MAPI Analysis: U.S. Trade Deficit, Chinese Surplus Continued to Rise in Third Quarter
The U.S. trade deficit in manufactures and the Chinese surplus both continued to rise in the third quarter of 2012 compared with 2011, but at sharply different paces compared with the first half of the year, as noted in a new Manufacturers Alliance for Productivity and Innovation (MAPI) report.
In The U.S. Trade Deficit in Manufactures and the Chinese Surplus Continued to Rise in the Third Quarter (PA-115), Ernest H. Preeg, MAPI Senior Advisor for International Trade and Finance, highlights that the U.S. global trade deficit in manufactures rose by 6 percent, or by $8 billion, in the third quarter of 2012 compared with 2011, while the Chinese surplus increased by 4 percent, or by $7 billion.
As for the lopsided bilateral trade in manufactures, U.S. imports from China were more than six times larger than U.S. exports to China in the third quarter, with U.S. exports actually down by 1 percent compared with 2011, while imports were up by 5 percent.
For the first three quarters in 2012, the U.S. deficit rose by 7 percent, or by $23 billion, while the Chinese surplus was up 16 percent, or by $74 billion.
“The striking distinction between the two growth paths is that while the U.S. deficit grew at a relatively steady pace of 6-7 percent, the Chinese surplus soared by 24 percent in the first half of the year before dropping to 4 percent in the third quarter,” Preeg said. “The reduced growth in the Chinese surplus reflects, in part, the very slow growth or recession in the EU and Japan, and its dampening effect on Chinese exports. Adjustments in Asian currencies to the renminbi to remain competitive with China could also be reducing trade imbalances in the region.”

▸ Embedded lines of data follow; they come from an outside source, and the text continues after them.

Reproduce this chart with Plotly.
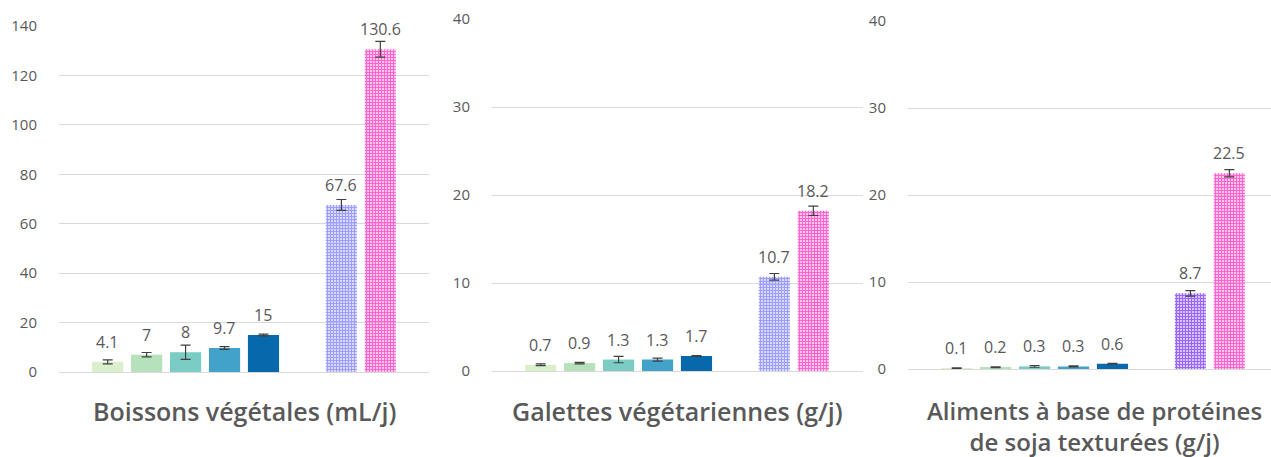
import plotly.graph_objects as go

# ---- data -------------------------------------------------------------
titles = [
    "Boissons végétales (mL/j)",
    "Galettes végétariennes (g/j)",
    "Aliments à base de protéines<br>de soja texturées (g/j)",
]
boissons = [4.1, 7, 8, 9.7, 15, 67.6, 130.6]
boissons_err = [0.8, 0.9, 2.9, 0.55, 0.35, 2.2, 3.2]
galettes = [0.7, 0.9, 1.3, 1.3, 1.7, 10.7, 18.2]
galettes_err = [0.1, 0.08, 0.36, 0.17, 0.05, 0.38, 0.53]
soja = [0.1, 0.2, 0.3, 0.3, 0.6, 8.7, 22.5]
soja_err = [0.03, 0.05, 0.1, 0.05, 0.05, 0.32, 0.42]
y_max = [140, 40, 40]
y_step = [20, 10, 10]

# slot positions: five groups, an empty slot, then two reference bars
positions = [0, 1, 2, 3, 4, 6, 7]
solid_colors = ["#daf0cc", "#b5e2bb", "#7bccc4", "#43a2ca", "#0868ac"]
pattern_colors = [["#9d9dff", "#ff66cc"], ["#9d9dff", "#ff66cc"], ["#9966ff", "#ff66cc"]]

W, H = 1271, 457
# pixel geometry of each panel: (x_left, x_right, y_zero, y_top)
panels = [(59, 429, 372, 26), (492, 863, 371, 19), (908, 1281, 369, 21)]
slot_px = 38.95

GREY = "#595959"
fig = go.Figure()
series = [(boissons, boissons_err), (galettes, galettes_err), (soja, soja_err)]
annotations = []

for i, ((vals, errs), (xl, xr, yz, yt)) in enumerate(zip(series, panels)):
    xa = "x" if i == 0 else f"x{i+1}"
    ya = "y" if i == 0 else f"y{i+1}"
    err_style = dict(type="data", visible=True, color="#404040", thickness=1.2, width=5)

    fig.add_trace(go.Bar(
        x=positions[:5], y=vals[:5],
        error_y=dict(array=errs[:5], **err_style),
        marker=dict(color=solid_colors, line=dict(width=0)),
        width=0.8, xaxis=xa, yaxis=ya, showlegend=False,
    ))
    # grid-patterned bars: coloured mesh with small white holes
    fig.add_trace(go.Bar(
        x=positions[5:], y=vals[5:],
        error_y=dict(array=errs[5:], **err_style),
        marker=dict(
            color=pattern_colors[i], line=dict(width=0),
            pattern=dict(shape="+", fillmode="replace", fgcolor=pattern_colors[i],
                         bgcolor="white", size=3, solidity=0.7),
        ),
        width=0.8, xaxis=xa, yaxis=ya, showlegend=False,
    ))

    # value labels above each bar
    for p, v in zip(positions, vals):
        annotations.append(dict(
            x=p, y=v, xref=xa, yref=ya, text=f"{v:g}", showarrow=False,
            yanchor="middle", yshift=20,
            font=dict(family="Open Sans", size=16, color=GREY),
        ))

    # axes domains from pixel geometry; last panel runs past the right edge
    x0 = xl / W
    x1 = min(xr, W) / W
    start = -1.25
    end = start + (min(xr, W) - xl) / slot_px
    y0 = (H - yz) / H
    y1 = (H - yt) / H
    fig.update_layout(**{
        ("xaxis" if i == 0 else f"xaxis{i+1}"): dict(
            domain=[x0, x1], range=[start, end], showticklabels=False,
            showgrid=False, zeroline=False, showline=False, anchor=ya,
            automargin=False,
        ),
        ("yaxis" if i == 0 else f"yaxis{i+1}"): dict(
            domain=[y0, y1], range=[0, y_max[i]], dtick=y_step[i],
            showgrid=True, gridcolor="#d9d9d9", gridwidth=1,
            zeroline=True, zerolinecolor="#d9d9d9", zerolinewidth=1,
            showline=False, ticks="outside", ticklen=0, ticklabelstandoff=18,
            tickfont=dict(family="Open Sans", size=15, color=GREY), anchor=xa,
            automargin=False,
        ),
    })

    # category title below the panel
    cx = (xl + xr) / 2 / W
    two_lines = "<br>" in titles[i]
    ty = 426 if two_lines else 411
    annotations.append(dict(
        x=cx, y=(H - ty) / H, xref="paper", yref="paper", text=titles[i],
        showarrow=False, xanchor="center", yanchor="middle",
        font=dict(family="Open Sans", size=24 if two_lines else 25,
                  color=GREY, weight=600),
    ))

fig.update_layout(
    width=W, height=H, margin=dict(l=0, r=0, t=0, b=0, autoexpand=False),
    paper_bgcolor="white", plot_bgcolor="white",
    barmode="overlay", annotations=annotations,
)

fig.write_html("out.html")
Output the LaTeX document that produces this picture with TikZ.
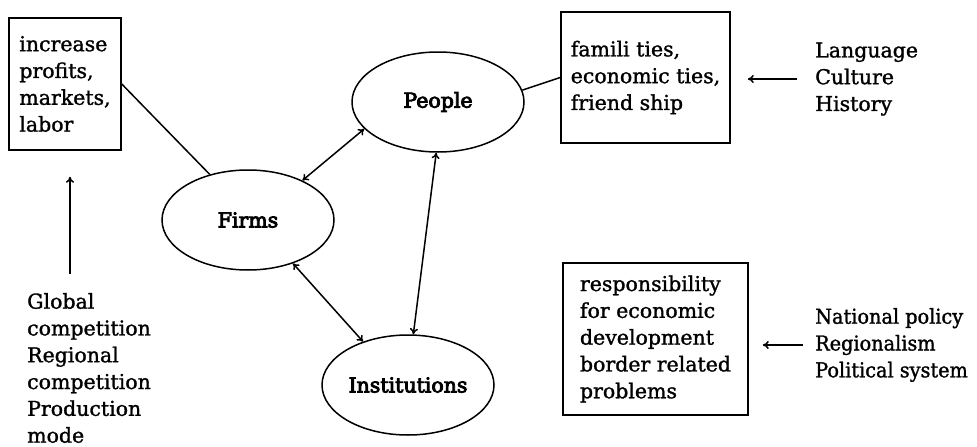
\documentclass[tikz,border=0pt]{standalone}
\usepackage{fontspec}
\setmainfont[FakeBold=1.3]{DejaVu Serif}
\newfontfamily\heavyserif[FakeBold=4]{DejaVu Serif}
\newfontfamily\narrowserif[FakeBold=1.3,FakeStretch=0.94]{DejaVu Serif}
\usetikzlibrary{shapes.geometric,arrows.meta}

\begin{document}
\begin{tikzpicture}[x=1pt, y=-1pt, >={To[length=6pt,width=8pt]},
  every node/.style={font=\fontsize{20.5}{26.8}\selectfont},
  actor/.style={draw, ellipse, minimum width=172pt, minimum height=100pt, inner sep=0pt, font=\fontsize{20.5}{26.8}\selectfont\heavyserif},
  goalbox/.style={draw, align=left, inner sep=0pt},
  factors/.style={align=left, inner sep=0pt, anchor=west},
  link/.style={line width=1.5pt}]
\useasboundingbox (0,0) rectangle (977,447);

% the three actors
\node[actor, link] (firms) at (248,220) {Firms};
\node[actor, link] (people) at (438,102) {People};
\node[actor, link] (inst) at (408,385) {Institutions};

% what each actor is after
\node[goalbox, link, minimum width=112pt, minimum height=132pt] (profits) at (65,84) {increase\\profits,\\markets,\\labor};
\node[goalbox, link, minimum width=169pt, minimum height=131pt] (ties) at (645.5,77.5) {famili ties,\\economic ties,\\friend ship};
\node[goalbox, link, minimum width=185pt, minimum height=152pt] (resp) at (655.5,339) {responsibility\\for economic\\development\\border related\\problems};

% outside forces
\node[factors] (comp) at (27,368) {Global\\competition\\Regional\\competition\\Production\\mode};
\node[factors] (lang) at (815,79) {Language\\Culture\\History};
\node[factors, font=\fontsize{20.5}{26.8}\selectfont\narrowserif] (natl) at (815,345) {National policy\\Regionalism\\Political system};

\draw[link] (profits.east) -- (firms.130);
\draw[link] (people.8) -- (ties.west);
\draw[link,<->] (firms.36) -- (people.200);
\draw[link,<->] (firms.316) -- (inst.136);
\draw[link,<->] (people.268) -- (inst.84);

\draw[link,->, shorten <=19pt, shorten >=26pt] ([xshift=5pt]profits.south |- comp.north) -- ([xshift=5pt]profits.south);
\draw[link,->, shorten <=18pt, shorten >=17pt] (lang.west) -- (lang.west -| ties.east);
\draw[link,->, shorten <=12pt, shorten >=14pt] (natl.west) -- (natl.west -| resp.east);
\end{tikzpicture}
\end{document}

Manufactured goods constitute the dominant sector of trade, accounting for about 95 percent of Chinese and about 75 percent of U.S. merchandise exports. The sector is also central to technological innovation, as two-thirds of U.S. civilian research and development and new patents derive from the manufacturing sector.
Preeg highlights the massive growth in the U.S. deficit over the past three years and its impact on jobs. He estimates that the $169 billion increase in the deficit since 2009, based on average value-added per worker, equates to a loss of 700,000 to 1.4 million manufacturing jobs, or almost 10 percent of employment in the sector. For 2012, the job loss is projected to be 125,000 to 250,000.
The report emphasizes that the outcome of these growing trade imbalances is highly uncertain, with much depending on the course of the global economy. Another global recession, such as that which occurred in 2009, could result in a sharp decline in world trade.
“In any event,” Preeg writes, “the United States is currently more vulnerable to a continued increase in its trade deficit in manufactures as an economy more open to imports, and with a strong currency that inhibits exports.”